Suppose I have a dataframe with different rows of text, and I want to cluster those rows to find out underlying themes in the data:
import pandas as pd
df = pd.DataFrame({"id_num": np.random.randint(low = 0, high = 50, size = 10), "text": ["hello these are words i would like to cluster", "hello i would like to go home", "home i would like to go please thank you", "thank you please apple banana", "orange banana apple fruit corn", "orange orange orange banana banana banana banana", "can you take me home i have had enough of this place", "i am bored can we go home", "i would like to leave now to go home", "apple apple banana"])
I will first separate this dataframe into train
and test
:
>>> from sklearn.cross_validation import train_test_split
>>> train, test = train_test_split(df, test_size = 0.40)
>>> train, test = train["text"], test["text"]
Then start the clustering process:
>>> from sklearn.feature_extraction.text import TfidfVectorizer
>>> from sklearn.cluster import KMeans
>>> vectorizer = TfidfVectorizer()
>>> train_X = vectorizer.fit_transform(train)

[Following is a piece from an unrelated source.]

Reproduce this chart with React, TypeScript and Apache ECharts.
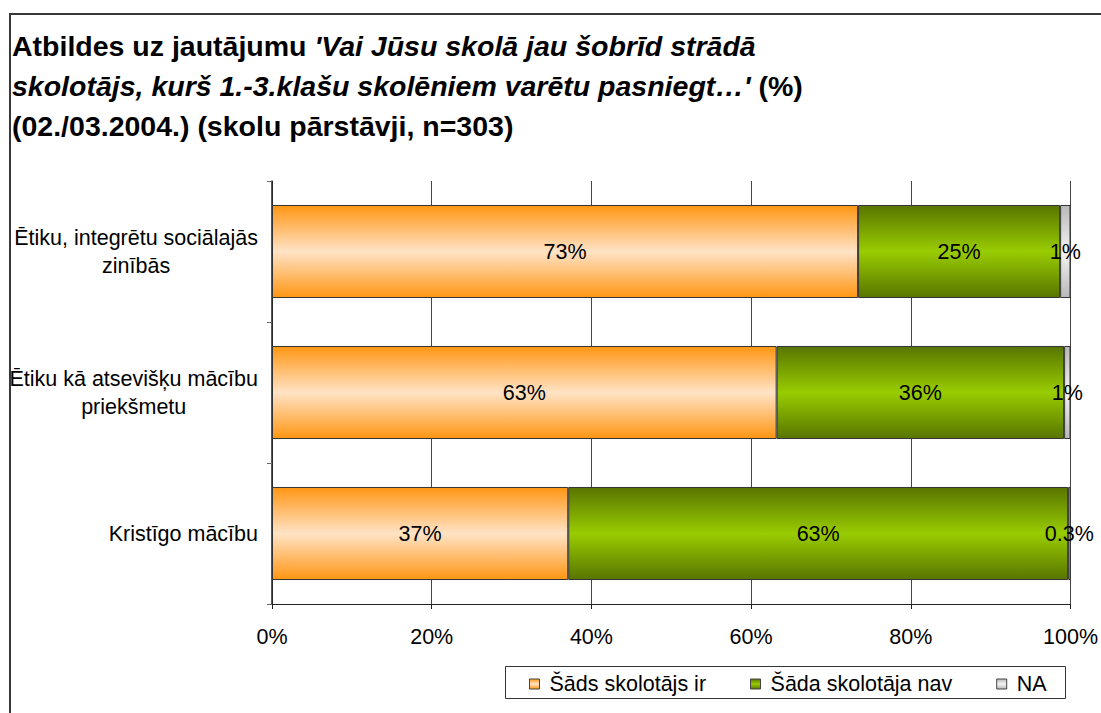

>>> test_X = vectorizer.fit_transform(test)
>>> model = KMeans(n_clusters = 2)
>>> model.fit(train_X)
>>> model.predict(test_X)
ValueError: Incorrect number of features. Got 22 features, expected 18.
Of course, if you run this code on your own machine, you might get different results. Perhapsthe number of features might even be aligned. But in most cases, the dimensions of train_X
and test_X
will not match up.
Has anyone else dealt with this issue? I suppose one approach to make the dimensions equal would be to employ some sort of dimensionality reduction by taking only the features (read: words) that are present in both train
and test
. The other solution, which would make larger matrices, would be to fill in zeros in both matrices where a given document doesn't have the word from the other corpus.
Is there another way I should be approaching this?